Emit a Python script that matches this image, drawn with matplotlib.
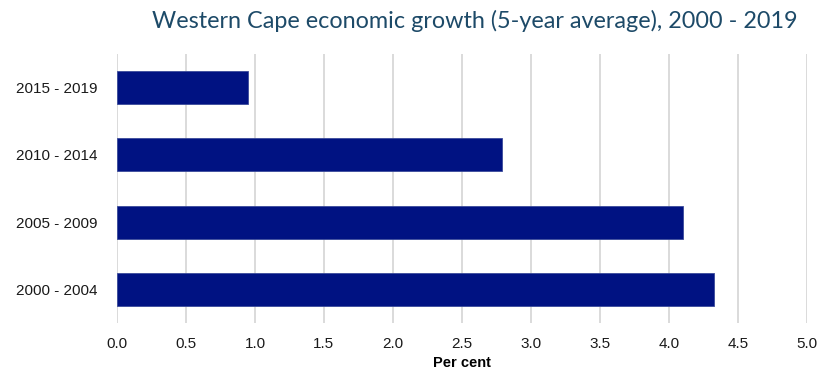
import matplotlib.pyplot as plt
import numpy as np

periods = ['2000 - 2004', '2005 - 2009', '2010 - 2014', '2015 - 2019']
growth = [4.33, 4.10, 2.79, 0.95]
xticks = [0.0, 0.5, 1.0, 1.5, 2.0, 2.5, 3.0, 3.5, 4.0, 4.5, 5.0]

fig = plt.figure(figsize=(8.2, 3.74), dpi=100)
ax = fig.add_axes([0.1427, 0.1364, 0.8411, 0.7192])

y = np.arange(len(periods))
ax.barh(y, growth, height=0.49, color='#001282', edgecolor='#3a4a9a', linewidth=0.6, zorder=3)

ax.set_xlim(0, 5.0)
ax.set_ylim(-0.5, 3.5)
ax.set_yticks(y)
ax.set_yticklabels(periods, fontsize=11, family='Liberation Sans', color='#1a1a1a')
ax.set_xticks(xticks)
ax.set_xticklabels(['%.1f' % v for v in xticks], fontsize=11, family='Liberation Sans', color='#1a1a1a')
ax.tick_params(length=0, pad=10)
ax.tick_params(axis='y', pad=14)
ax.grid(axis='x', color='#d4d4d4', linewidth=1.2, zorder=0)
for s in ax.spines.values():
    s.set_visible(False)
ax.set_xlabel('Per cent', fontsize=10.5, family='Liberation Sans', fontweight='bold', labelpad=4)

fig.text(0.579, 0.945, 'Western Cape economic growth (5-year average), 2000 - 2019',
         ha='center', va='center', fontsize=16.8, family='Lato', color='#1d4a68')

fig.savefig('out.png', dpi=100)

§ §

Return each line of the data, keeping its wording exact and omitting pictures.

» **The reply**
Emit a Python script that matches this image, drawn with matplotlib.
import matplotlib.pyplot as plt
import numpy as np

periods = ['2000 - 2004', '2005 - 2009', '2010 - 2014', '2015 - 2019']
growth = [4.33, 4.10, 2.79, 0.95]
xticks = [0.0, 0.5, 1.0, 1.5, 2.0, 2.5, 3.0, 3.5, 4.0, 4.5, 5.0]

fig = plt.figure(figsize=(8.2, 3.74), dpi=100)
ax = fig.add_axes([0.1427, 0.1364, 0.8411, 0.7192])

y = np.arange(len(periods))
ax.barh(y, growth, height=0.49, color='#001282', edgecolor='#3a4a9a', linewidth=0.6, zorder=3)

ax.set_xlim(0, 5.0)
ax.set_ylim(-0.5, 3.5)
ax.set_yticks(y)
ax.set_yticklabels(periods, fontsize=11, family='Liberation Sans', color='#1a1a1a')
ax.set_xticks(xticks)
ax.set_xticklabels(['%.1f' % v for v in xticks], fontsize=11, family='Liberation Sans', color='#1a1a1a')
ax.tick_params(length=0, pad=10)
ax.tick_params(axis='y', pad=14)
ax.grid(axis='x', color='#d4d4d4', linewidth=1.2, zorder=0)
for s in ax.spines.values():
    s.set_visible(False)
ax.set_xlabel('Per cent', fontsize=10.5, family='Liberation Sans', fontweight='bold', labelpad=4)

fig.text(0.579, 0.945, 'Western Cape economic growth (5-year average), 2000 - 2019',
         ha='center', va='center', fontsize=16.8, family='Lato', color='#1d4a68')

fig.savefig('out.png', dpi=100)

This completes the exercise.